Quantachrome Sieving Riffler

Representative sampling prior to soil analysis accomplished with a Quantachrome Sieving Riffler. The unit consists of three basic components: A cylindrical vibrating hopper which is amplitude-variable and controls the delivery rate of the powder, a rotating sample collector which is divided into eight stainless steel compartments, and two nested sieves used to first remove gravel (>2mm) and particle in excess of the DigiSizer’s detection range (>1 mm).

Lachat QuickChem 8000 FIA

Nutrient analysis, soluble salt chemistry and tracer recovery of soil extracts is accomplished using a Lachat’s QuikChem® 8000 Flow Injection Analysis System features high sample throughput and simple but rapid method changeover.

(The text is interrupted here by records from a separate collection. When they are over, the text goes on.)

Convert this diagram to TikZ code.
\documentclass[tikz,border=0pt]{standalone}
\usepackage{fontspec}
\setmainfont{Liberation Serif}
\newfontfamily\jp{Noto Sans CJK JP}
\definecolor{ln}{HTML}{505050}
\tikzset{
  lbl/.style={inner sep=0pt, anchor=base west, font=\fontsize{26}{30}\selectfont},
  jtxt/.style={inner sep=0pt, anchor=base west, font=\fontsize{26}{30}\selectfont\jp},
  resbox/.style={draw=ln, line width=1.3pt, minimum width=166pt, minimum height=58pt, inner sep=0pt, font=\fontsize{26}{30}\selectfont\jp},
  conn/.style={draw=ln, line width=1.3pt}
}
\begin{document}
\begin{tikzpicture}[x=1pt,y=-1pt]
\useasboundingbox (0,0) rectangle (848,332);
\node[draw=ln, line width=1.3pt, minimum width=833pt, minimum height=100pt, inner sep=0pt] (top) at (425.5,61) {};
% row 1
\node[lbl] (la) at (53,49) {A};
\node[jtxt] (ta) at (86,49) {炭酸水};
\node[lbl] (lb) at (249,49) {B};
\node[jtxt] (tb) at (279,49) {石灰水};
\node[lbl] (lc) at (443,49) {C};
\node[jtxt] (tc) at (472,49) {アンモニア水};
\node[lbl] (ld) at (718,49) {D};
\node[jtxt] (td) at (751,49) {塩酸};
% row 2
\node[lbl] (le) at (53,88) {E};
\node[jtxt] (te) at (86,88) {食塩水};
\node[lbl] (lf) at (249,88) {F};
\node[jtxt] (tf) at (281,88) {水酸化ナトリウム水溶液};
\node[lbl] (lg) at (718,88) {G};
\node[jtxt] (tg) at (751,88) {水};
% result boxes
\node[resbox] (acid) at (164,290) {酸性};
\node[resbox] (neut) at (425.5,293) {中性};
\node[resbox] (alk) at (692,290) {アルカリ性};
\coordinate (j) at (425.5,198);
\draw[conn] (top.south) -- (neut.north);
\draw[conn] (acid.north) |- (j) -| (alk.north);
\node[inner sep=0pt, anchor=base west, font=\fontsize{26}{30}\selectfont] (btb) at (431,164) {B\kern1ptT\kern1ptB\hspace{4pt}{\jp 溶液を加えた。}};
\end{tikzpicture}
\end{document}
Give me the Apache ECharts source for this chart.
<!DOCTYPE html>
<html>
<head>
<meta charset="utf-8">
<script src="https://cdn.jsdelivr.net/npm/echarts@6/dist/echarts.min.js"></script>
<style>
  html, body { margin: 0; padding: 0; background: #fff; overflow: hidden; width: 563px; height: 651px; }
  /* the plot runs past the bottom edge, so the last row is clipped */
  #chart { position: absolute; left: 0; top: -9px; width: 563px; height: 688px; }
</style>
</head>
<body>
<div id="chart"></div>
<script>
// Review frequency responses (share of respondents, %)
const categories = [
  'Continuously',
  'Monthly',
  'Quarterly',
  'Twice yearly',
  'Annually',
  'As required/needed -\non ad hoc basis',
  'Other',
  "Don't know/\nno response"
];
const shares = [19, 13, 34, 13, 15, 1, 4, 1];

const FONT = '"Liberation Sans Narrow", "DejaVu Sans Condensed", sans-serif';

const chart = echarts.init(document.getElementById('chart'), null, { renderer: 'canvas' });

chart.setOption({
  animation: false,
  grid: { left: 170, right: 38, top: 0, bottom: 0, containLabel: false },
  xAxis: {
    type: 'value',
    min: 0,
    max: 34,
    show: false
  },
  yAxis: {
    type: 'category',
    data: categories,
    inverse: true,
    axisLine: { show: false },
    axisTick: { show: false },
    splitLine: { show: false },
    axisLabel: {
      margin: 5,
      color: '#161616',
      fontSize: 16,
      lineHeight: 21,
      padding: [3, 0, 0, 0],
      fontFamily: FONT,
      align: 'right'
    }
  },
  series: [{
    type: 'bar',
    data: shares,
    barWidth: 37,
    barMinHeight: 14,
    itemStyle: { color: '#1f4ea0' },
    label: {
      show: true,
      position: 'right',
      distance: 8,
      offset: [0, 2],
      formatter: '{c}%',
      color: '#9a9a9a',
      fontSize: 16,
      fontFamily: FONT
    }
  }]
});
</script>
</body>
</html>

The Soil Characterization Lab is currently equipped with a 4 channel analyzer for various nutrients (PO 4, NO 3, and NH 4), anions common to desert soils (Cl and SO 4), as well as environmental tracers (Br).

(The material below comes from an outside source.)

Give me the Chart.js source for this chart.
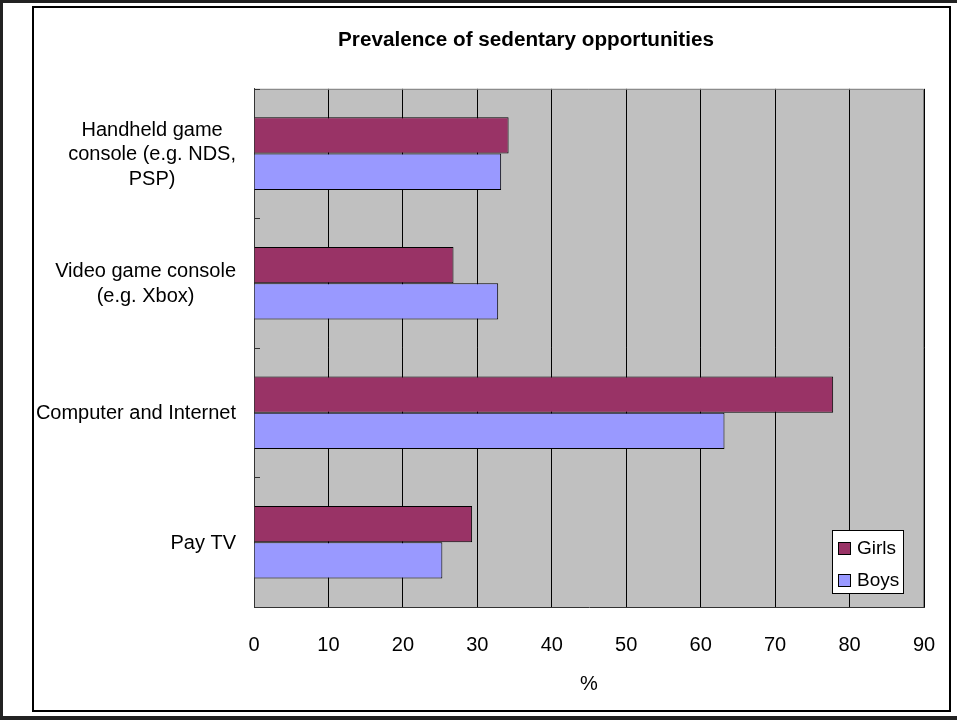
<!DOCTYPE html>
<html lang="en">
<head>
<meta charset="utf-8" />
<title>Prevalence of sedentary opportunities</title>
<script src="https://cdn.jsdelivr.net/npm/chart.js@4.4.1/dist/chart.umd.min.js"></script>
<style>
	html, body { margin: 0; padding: 0; background: #fff; }
	#frame { position: absolute; left: 0; top: 0; width: 957px; height: 720px; box-sizing: border-box;
		border-top: 3px solid #222; border-left: 3px solid #222; border-bottom: 4px solid #222; }
	#box { position: absolute; left: 32px; top: 6px; width: 919px; height: 706px; box-sizing: border-box; border: 2px solid #000; }
	#wrap { position: absolute; left: 34px; top: 8px; width: 915px; height: 702px; }
</style>
</head>
<body>
<div id="frame"></div>
<div id="box"></div>
<div id="wrap"><canvas id="chart"></canvas></div>
<script>
	// data
	const categories = [
		["Handheld game", "console (e.g. NDS,", "PSP)"],
		["Video game console", "(e.g. Xbox)"],
		["Computer and Internet"],
		["Pay TV"],
	];
	const girls = [34.2, 26.8, 77.8, 29.3];
	const boys = [33.2, 32.8, 63.2, 25.3];
	const xMin = 0;
	const xMax = 90;
	const xStep = 10;

	const FONT = '"Liberation Sans", Arial, sans-serif';

	// gray plot area + frame
	const plotArea = {
		id: "plotArea",
		beforeDraw(chart) {
			const { ctx, chartArea: a } = chart;
			ctx.save();
			ctx.fillStyle = "#C0C0C0";
			ctx.fillRect(a.left, a.top, a.right - a.left, a.bottom - a.top);
			ctx.restore();
		},
		afterDraw(chart) {
			const { ctx, chartArea: a } = chart;
			ctx.save();
			ctx.strokeStyle = "#808080";
			ctx.lineWidth = 1;
			ctx.beginPath();
			ctx.moveTo(a.left, a.top + 0.5);
			ctx.lineTo(a.right - 0.5, a.top + 0.5);
			ctx.lineTo(a.right - 0.5, a.bottom);
			ctx.stroke();
			ctx.restore();
		},
	};

	// category labels: right-aligned block, lines centred inside it
	const yLabels = {
		id: "yLabels",
		afterDraw(chart) {
			const { ctx, chartArea: a } = chart;
			const y = chart.scales.y;
			ctx.save();
			ctx.font = "20px " + FONT;
			ctx.fillStyle = "#000";
			ctx.textAlign = "center";
			ctx.textBaseline = "middle";
			const right = a.left - 18;
			chart.data.labels.forEach((lines, i) => {
				const w = Math.max(...lines.map((l) => ctx.measureText(l).width));
				const cx = right - w / 2;
				const cy = y.getPixelForTick(i) + 1;
				lines.forEach((line, j) => {
					ctx.fillText(line, cx, cy + (j - (lines.length - 1) / 2) * 24.5);
				});
			});
			// small inward tick marks between categories
			ctx.strokeStyle = "#333";
			ctx.lineWidth = 1;
			ctx.beginPath();
			for (let i = 0; i < chart.data.labels.length; i++) {
				const p = i === 0 ? a.top : (y.getPixelForTick(i - 1) + y.getPixelForTick(i)) / 2;
				const py = Math.round(p) + 0.5;
				ctx.moveTo(a.left, py);
				ctx.lineTo(a.left + 6, py);
			}
			ctx.stroke();
			ctx.restore();
		},
	};

	// legend box inside the plot, bottom right
	const boxLegend = {
		id: "boxLegend",
		afterDraw(chart) {
			const { ctx, chartArea: a } = chart;
			const w = 72, h = 64;
			const left = a.right - 20 - w;
			const top = a.bottom - 13 - h;
			ctx.save();
			ctx.fillStyle = "#fff";
			ctx.fillRect(left, top, w, h);
			ctx.strokeStyle = "#000";
			ctx.lineWidth = 1;
			ctx.strokeRect(left + 0.5, top + 0.5, w - 1, h - 1);
			ctx.font = "19px " + FONT;
			ctx.textBaseline = "middle";
			ctx.textAlign = "left";
			chart.data.datasets.forEach((ds, i) => {
				const cy = top + 18 + i * 32;
				ctx.fillStyle = ds.backgroundColor;
				ctx.fillRect(left + 6, cy - 6, 13, 13);
				ctx.strokeRect(left + 6.5, cy - 5.5, 12, 12);
				ctx.fillStyle = "#000";
				ctx.fillText(ds.label, left + 25, cy + 1);
			});
			ctx.restore();
		},
	};

	new Chart(document.getElementById("chart"), {
		type: "bar",
		data: {
			labels: categories,
			datasets: [
				{ label: "Girls", data: girls, backgroundColor: "#993366", borderColor: "#000", borderWidth: 1 },
				{ label: "Boys", data: boys, backgroundColor: "#9999FF", borderColor: "#000", borderWidth: 1 },
			],
		},
		options: {
			indexAxis: "y",
			responsive: true,
			maintainAspectRatio: false,
			animation: false,
			layout: { padding: { left: 94, right: 25, top: 0, bottom: 0 } },
			datasets: { bar: { categoryPercentage: 0.56, barPercentage: 1 } },
			plugins: {
				legend: { display: false },
				tooltip: { enabled: false },
				title: {
					display: true,
					text: "Prevalence of sedentary opportunities",
					color: "#000",
					font: { family: FONT, size: 20.7, weight: "bold", lineHeight: 1.2 },
					padding: { top: 20, bottom: 36 },
				},
			},
			scales: {
				x: {
					min: xMin,
					max: xMax,
					ticks: { stepSize: xStep, color: "#000", padding: 3, font: { family: FONT, size: 20 } },
					grid: { color: "#000", lineWidth: 1, drawTicks: true, tickLength: 23, tickColor: "rgba(0,0,0,0)" },
					border: { color: "#333", width: 1 },
					title: { display: true, text: "%", color: "#000", padding: { top: 0, bottom: 14 }, font: { family: FONT, size: 20 } },
					afterFit(scale) { scale.height = 103; },
				},
				y: {
					ticks: { display: false },
					grid: { display: false, drawTicks: false },
					border: { color: "#333", width: 1 },
					afterFit(scale) { scale.width = 126; },
				},
			},
		},
		plugins: [plotArea, yLabels, boxLegend],
	});
</script>
</body>
</html>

This equipment was made possible by the National Science Foundation (MRI grant #DBI-0216553).

Perkin Elmer 2400 Series CHNS/O Analyzer

Total carbon, hydrogen and nitrogen in soil and plant material is determined using a Perkin-Elmer 2400 CHN Analyzer. Samples are oxidized at 1000 ° C, and analyzed by thermal conductivity detectors.

The Sampletek Model 200 Vial Rotator

Chemical analysis is typically conducted on ground soil sample. Grinding homogenizes the sample allowing for very small subsamples to be removed for metal extractions or total CHN analysis. The Soil Characterization laboratory is equipped with a Sampletek Vial Rotator which used rotational energy to crush sample to a fine talc. The unit can accommodate nearly 100 scintillation vials.

Antek Total N/S 9000 Series Analyzer

Nitrogen is an important measure of the level of ecosystem health and contamination in groundwater, waste water and freshwater streams. Quantification of total N in these samples has traditionally been accomplished by using the time-consuming Kjeldahl method. The Antek 9000 analyzer provides a quick, reliable method with a very wide detection range form ppb to percent level of aqueous samples.

This equipment was made possible by the National Science Foundation (MRI grant #DBI-0216553).